At Carleton College I learned about Martin Luther King Jr. Until then I didn’t know much. But in a class called "Protest Politics and Social Movements," Paul Wellstone encouraged us to read as much as we could that Dr. King had written. I was touched deeply by Dr. King’s “Letter from a Birmingham Jail.” Dr. King was thrown in jail, but while in jail he was still reaching out in love to the White community in Birmingham. He knew that the City would not be desegregated until a coalition centered in agape love made its voice heard.
Through
Dr. King I first learned about non-violent passive resistance. Dr. King learned
this from Mahatma Ghandi. The philosophy was centered in non-violence. He was
tested often to renounce non-violence, but he never did. He continually
aimed for the highest aspiration of a human.
This appeal to a higher moral power changed the world—and certainly influenced me.
When I took that class, Minnesota was suffering through a terrible farm crisis. This was the worst crisis in agriculture since the Depression. Even though I didn’t grow up on a farm, I was very familiar with farming. Both my parents grew up on a farm; my dad’s brothers were farmers; some of them went bankrupt in the farm crisis and had to leave farming. It was a very difficult time.
In my hometown of Worthington, Minnesota a movement called Groundswell emerged. It was made up of farmers who wanted to resist foreclosures. They believed in protest, but always believed it had to be done non-violently. It was as if Dr. King had transcended death and came to my hometown.
I decided to go to seminary because I believed that the world could not be changed unless a movement centered in non-violence and aimed for the highest aspirations of humans was created. I believed the church had to be part of this movement. Lasting social change has never happened in the United States unless the church was involved.
I learned these lessons as a fourth grader when my family lived in Kansas City, Kansas. We lived within a half mile of two housing projects, in a neighborhood where everyone was poor. But just a few miles away was Johnson County which was the third richest county in the United States. I wondered then and still wonder why the people of Johnson County weren’t doing more to help the people in the neighborhood where I lived. In my limited fourth-grade mind I didn’t understand why the highest aspirations of the people in Johnson County weren’t being lived out.
For the past week I’ve been reading Jonathan Eig’s magisterial biography of Dr. King. I highly recommend it to everyone. When I was in college, I read everything I could about Dr. King. Jonathan Eig’s biography is the best I’ve read. It is thoroughly and dispassionately researched.
Very early this morning I read a paragraph that is worth repeating. Dr. King had been leading a march through Mississippi. His group had been attached by a mob of twenty-five white men. The attack was vicious. Some within Dr. King’s group wanted to respond with violence. Dr. King responded in a speech at a mass meeting in Yazoo City, Mississippi.

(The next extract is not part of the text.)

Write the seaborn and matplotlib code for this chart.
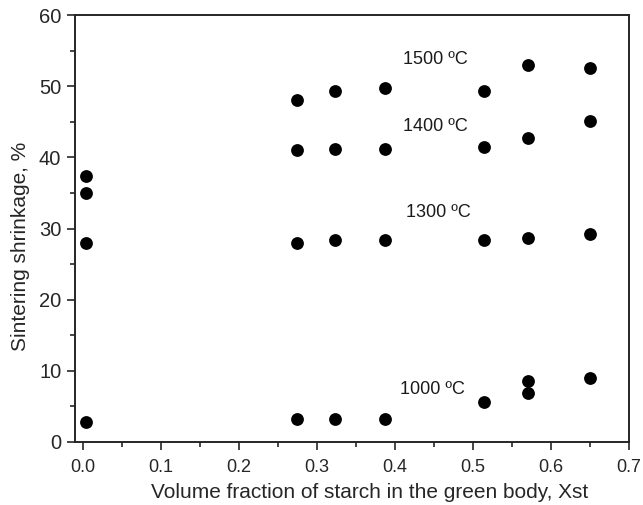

“I’m not interested in power for power’s sake,” he said, “but I’m interested in power that is moral, that is right, and that is good.” Blak people comprised 10 percent of the nations’ population, not enough to stand or fight along. “There’s going to have to be a coalition of conscience, and we aren’t going to be free here in Mississippi and anywhere else in the United States until there is a committed empathy on the part of the white man.” He also reminded his audience that white people sch as Viola Liuzzo, Michael Schwerner, and Andrew Goodman had sacrificed their lies in the struggle for civil rights, that he would never case white people as the enemy. Black people were going to win their rights, win their freedom, he said—but not through violence and not through hate.” (Page 491, “King” Jonathan Eig.)
We still need a coalition of conscience. A group who is connected by aiming for the high road—looking to bring the best of humans together to confront the issues that Dr. King confronted—poverty, militarism, and racism.